The Primary Database stores permanent URL mappings, while replica databases help scale read traffic and improve availability.
flowchart TD
A["Client / User"]
B["Load Balancer"]
C1["App Server 1"]
C2["App Server 2"]
C3["App Server 3"]
D["Redis Cache"]
E["Primary Database"]
F1["Read Replica 1"]
F2["Read Replica 2"]
A --> B
B --> C1
B --> C2
B --> C3
C1 --> D
C2 --> D
C3 --> D
D --> E
E --> F1
E --> F2
## 1. Short Code Generation Service
The short code generation service is responsible for generating unique short URLs for every long URL submitted by users.
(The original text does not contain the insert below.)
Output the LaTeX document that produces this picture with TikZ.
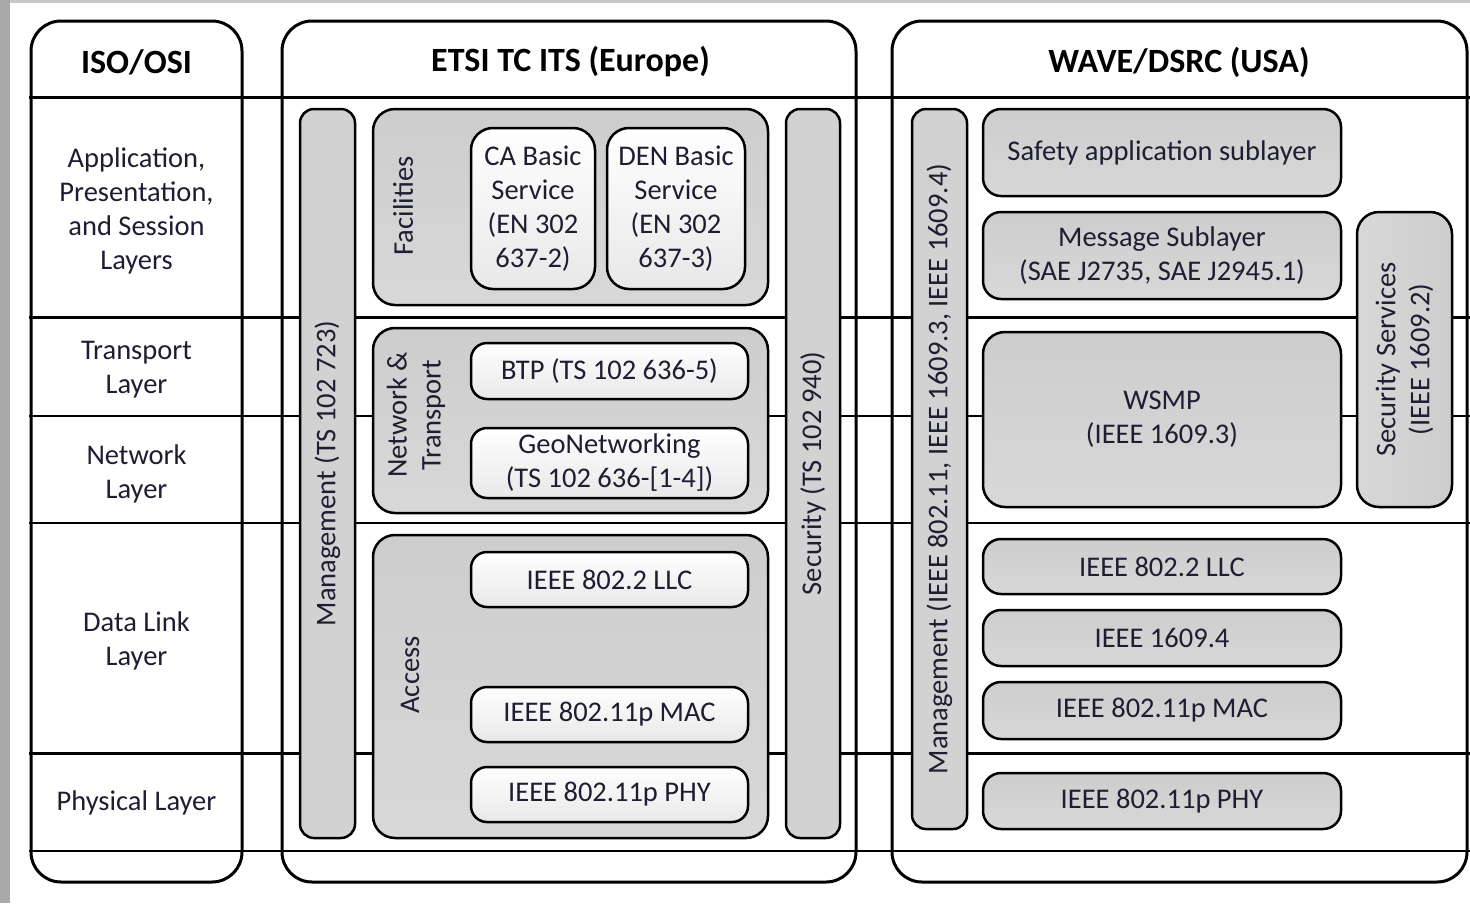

Initially, the system can use:
Database Auto Increment ID + Base62 Encoding
Flow:
1. Insert long URL into DB
2. DB generates unique numeric ID
3. Convert ID to Base62 string
4. Use generated Base62 value as short code
Example:
125789 → gTb
Base62 characters:
[a-zA-Z0-9]
This provides compact and URL-friendly identifiers.
Scaling:
At very large scale, sequential IDs become predictable and expose system growth patterns.
The system can later evolve toward:
- Randomized Base62 tokens
- NanoID
- Snowflake-based distributed IDs
to support distributed generation and improve security.
Tradeoffs:
Auto Increment + Base62:
- Simple
- Collision-free
- Predictable IDs
Random Tokens:
- Hard to guess
- Requires collision checks
Snowflake IDs:
- Highly scalable
- More complex implementation
## 2. Redis Cache Layer
The redirect operation is the most frequently used operation in the system.
Since:
Reads >>> Writes
the system uses Redis cache to reduce database load and improve redirect latency.
Cache Lookup Flow:
1. User requests short URL
2. App Server checks Redis
3. If found → immediate redirect
4. If cache miss → query Database
5. Populate Redis cache
6. Return redirect response
This pattern is called:
Cache Aside Pattern
Why Redis?
Redis provides:
- in-memory lookups
- millisecond latency
- high throughput
- distributed caching support
Scaling:
Redis can scale using:
- Redis replication
- Redis clustering
- partitioned cache nodes
Tradeoffs:
Benefits:
- Very fast reads
- Reduced DB load
- Improved latency
Drawbacks:
- Additional infrastructure
- Cache invalidation complexity
- Memory cost
## 3. Database Design and Scaling
The database stores the permanent mapping:
short_code → original_url
Example schema fields:
- id
- short_code
- original_url
- created_at
Indexing:
Indexing is applied on:
short_code
because redirect lookups happen continuously.
This significantly improves lookup speed.
Replication:
The system uses:
Primary DB + Read Replicas
Writes:
- Go to Primary DB
Reads:
- Served from Replica DBs
Benefits:
- Better scalability
- High availability
- Reduced read load on primary DB
Sharding / Partitioning:
As data grows massively, a single database can become bottleneck.
The system can scale using:
- Horizontal partitioning
- Sharding
Example:
hash(short_code) % N
This distributes records across multiple database shards.
Tradeoffs:
Replication:
- Improves reads and availability
- Replication lag possible
Sharding:
- Massive scalability
- Operational complexity
Indexing:
- Faster lookups
- Extra storage and write overhead
## Additional Tradeoffs Discussion
Multiple App Servers:
Advantages:
- Better scalability
- Fault tolerance
- High availability
Disadvantages:
- Higher infrastructure cost
- Deployment complexity
- Monitoring overhead
Redis Caching:
Advantages:
- Faster redirects
- Reduced DB load
Disadvantages:
- Cache consistency challenges
- Additional memory cost
Database Sharding:
Advantages:
- Supports huge scale
Disadvantages:
- Complex operations
- Harder debugging
## Conclusion
The proposed URL shortening system is designed as a highly scalable distributed read-heavy architecture optimized for:
- Low latency redirects
- High availability
- Horizontal scalability
- Fast lookups
Core scalability techniques include:
- Load Balancing
- Redis caching
- Database replication
- Indexing
- Sharding
The system can initially start simple using:
Primary DB + Redis + App Servers
and later evolve incrementally toward distributed large-scale architecture as traffic grows.